The committee said that as they interviewed the 14 candidates who made it to the longlist the ICC’s Security and Safety Section vetted them. The committee said the 14 consented to the vetting, which included checks of publicly sourced information such as social media and security and criminal record checks.
The committee described the vetting process as “unprecedented” in the process of choosing candidates for ICC prosecutor. They said such a process is normally applied to people nominated to non-elected positions at the ICC and the vetting process was “not foreseen” in their terms of reference.
“The Committee is aware that a vetting process set in motion ex post facto and with limited scope, cannot lay claim to comprehensiveness, nor will it offer all desirable guarantees,” the report added.
“That said, the vetting process contributed to the Committee’s ability to present to the Assembly a strong and credible list of the most highly qualified candidates, whose candidacy are likely to withstand the reputational scrutiny that the subsequent public process will bring with it,” said the committee.
Sabine Nölke was Canada’s ambassador to The Netherlands when she was appointed to the committee and made its chair. She is currently Canada’s Chargée d’Affaires in Ireland. Nölke’s vice-chair was Andreas Mavroyiannis, Cyprus’ Permanent Representative to the United Nations.
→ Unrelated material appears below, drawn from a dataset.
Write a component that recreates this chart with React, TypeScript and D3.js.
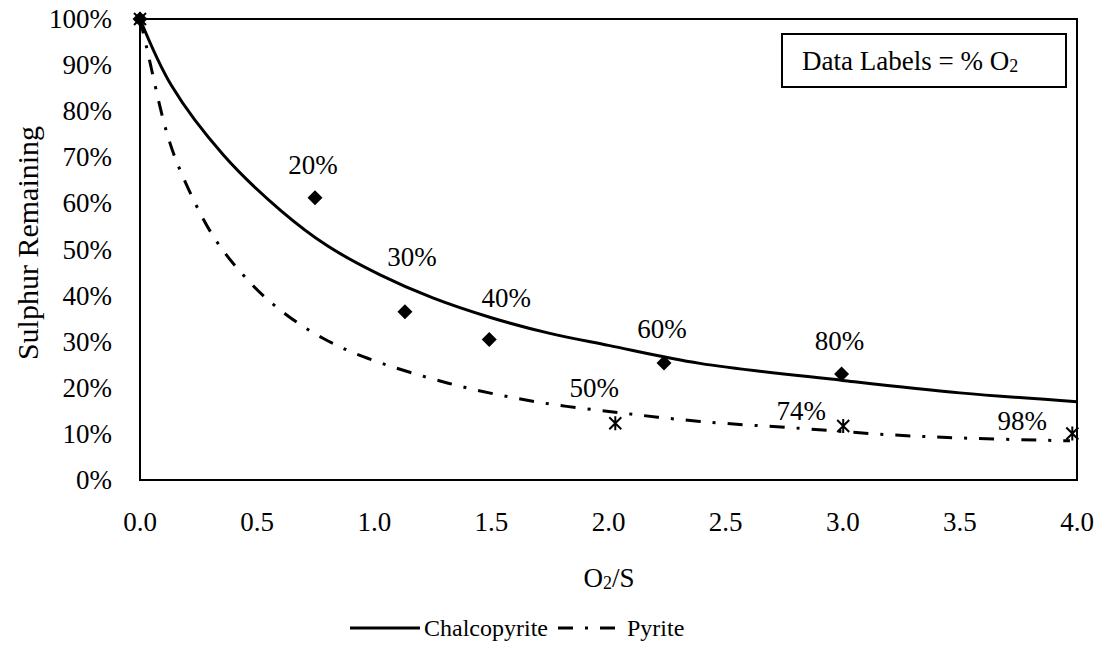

The other members of the committee were Marcin Czepelak, Poland’s ambassador to The Netherlands; Lamin Faati, Gambia’s Deputy Permanent Representative to the United Nations; and Mario Oyarzábal, the Legal Adviser to Argentina’s Foreign Ministry.
The panel of experts was chaired by Charles C. Jalloh, a Sierra Leonean who is professor of law at Florida International University. Other members of the panel were Francisco Cox, a Chilean lawyer who represents a group of victims in the ICC trial of Dominic Ongwen, a former commander of the Lord’s Resistance Army; Aurélia Devos, a French prosecutor; Motoo Noguchi, who is Japan’s ambassador for international judicial cooperation; and Anna Richterova, a Czech prosecutor.